It is important to notice that, as it has been maintained by many, it is difficult to discern the exact conditions of the sexual orientation of human beings. Thus, to distinguish between those heterosexual and homosexual men that may or may not have the sexual maturity to live in conformity to the vow of celibacy is not easy. Indeed, not only for seminary officials in charge of discerning whether a man is suitable for entering a seminary, but also even for the man himself, determining whether the conditions of one’s sexuality entail the maturity to live in conformity to the vow of celibacy is not easy.

It must be noted that, although the homosexuality in itself of priests is not the root cause for the latter to become sexual abusers, nevertheless, the fact that the vast majority of the sexually abused are boys suggests to some that the sexual abuses in the Church is the result to a great extent of the homosexuality of many priests. However, it is believed by most persons that have studied the clerical sexual abuse crisis in the Church, that to a very great extent the main reason whereby the vast majority of the sexually abused by priests have been boys is because priests in general share in many more activities with boys than with girls, thereby having more opportunities to abuse boys than girls. For example, priests have always engaged frequently in playing sports with boys but rarely with girls. As another example, until not many years ago, boys have had greater proximity with priests by being altar boys.

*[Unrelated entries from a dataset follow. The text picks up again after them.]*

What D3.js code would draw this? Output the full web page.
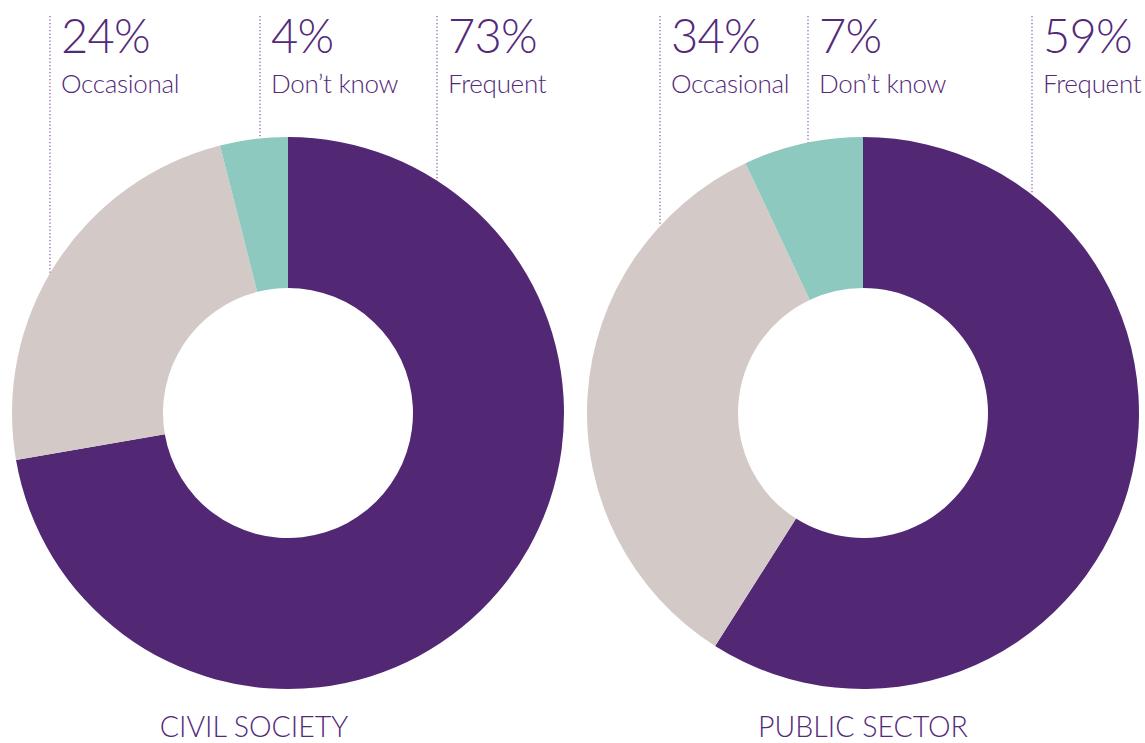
<!DOCTYPE html>
<html>
<head>
<meta charset="utf-8">
<script src="https://cdn.jsdelivr.net/npm/d3@7"></script>
<style>
  html, body { margin: 0; padding: 0; background: #ffffff; }
  svg { display: block; }
  text { font-family: Lato, "Open Sans", sans-serif; fill: #53297a; }
</style>
</head>
<body>
<svg id="chart" width="1145" height="743"></svg>
<script>
// Response categories, in drawing order (clockwise from 12 o'clock)
const categories = ["Frequent", "Occasional", "Don’t know"];
const groups = ["CIVIL SOCIETY", "PUBLIC SECTOR"];
const civilSociety = [73, 24, 4];
const publicSector = [59, 34, 7];
// Order in which the callout labels run left to right
const labelOrder = ["Occasional", "Don’t know", "Frequent"];

const colors = d3.scaleOrdinal()
  .domain(categories)
  .range(["#522874", "#d3cac7", "#8dc9bf"]);

const svg = d3.select("#chart");
const outerR = 276, innerR = 125;

const panels = [
  { name: groups[0], values: civilSociety, cx: 288, cy: 413, titleX: 254, callX: [50, 260, 437] },
  { name: groups[1], values: publicSector, cx: 863, cy: 413, titleX: 863, callX: [660, 808, 1032] }
];

const pie = d3.pie().sort(null).value(d => d.value);
const arc = d3.arc().innerRadius(innerR).outerRadius(outerR);

panels.forEach(p => {
  const data = categories.map((c, i) => ({ cat: c, value: p.values[i] }));
  const g = svg.append("g").attr("transform", `translate(${p.cx},${p.cy})`);
  g.selectAll("path")
    .data(pie(data))
    .join("path")
    .attr("d", arc)
    .attr("fill", d => colors(d.data.cat));

  // Callouts: dotted leader from the top down to the ring's outer edge
  labelOrder.forEach((cat, i) => {
    const x = p.callX[i];
    const dx = x - p.cx;
    const yEnd = p.cy - Math.sqrt(Math.max(0, outerR * outerR - dx * dx));
    svg.append("line")
      .attr("x1", x).attr("x2", x)
      .attr("y1", 16).attr("y2", yEnd)
      .attr("stroke", "#8a62ad")
      .attr("stroke-width", 1.3)
      .attr("stroke-dasharray", "1.3,2.2");
    const v = p.values[categories.indexOf(cat)];
    svg.append("text")
      .attr("x", x + 11).attr("y", 53)
      .attr("font-size", 47)
      .attr("font-weight", 300)
      .attr("letter-spacing", -0.8)
      .text(v + "%");
    svg.append("text")
      .attr("x", x + 11).attr("y", 93)
      .attr("font-size", 26)
      .attr("font-weight", 300)
      .attr("letter-spacing", -0.3)
      .text(cat);
  });

  svg.append("text")
    .attr("x", p.titleX).attr("y", 737)
    .attr("text-anchor", "middle")
    .attr("font-size", 28.5)
    .attr("font-weight", 300)
    .text(p.name);
});
</script>
</body>
</html>
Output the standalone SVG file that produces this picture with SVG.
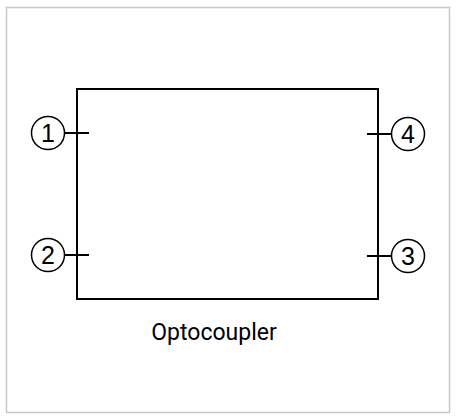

I have already indicated that some homosexual and heterosexual priests, affected by conditions that are similar with those of immature regressive pedophilia, engage in the activity of abusing young adults. It is believed that some heterosexual or homosexual priests affected by these conditions engage in abusive sexual relations with minors that are teen-age boys or girls that are not yet eighteen years old but that have the appearance and behavioral characteristics that are very similar of those of young adults. What is important to emphasize here is that it is not merely homosexual, but also heterosexual priests, that engage in this type of abusive sexual relations of minors. On the other hand, since, as we have just indicated, priests in general share in many more activities with boys than with girls, homosexual priests have more opportunities of abusing teen agers that are near the age of being young adults than heterosexual priests. Hence, it is believed that there are more homosexual priests than heterosexual ones that are involved in sexual abusive relations with young adults or teen agers whose age is near that of young adults.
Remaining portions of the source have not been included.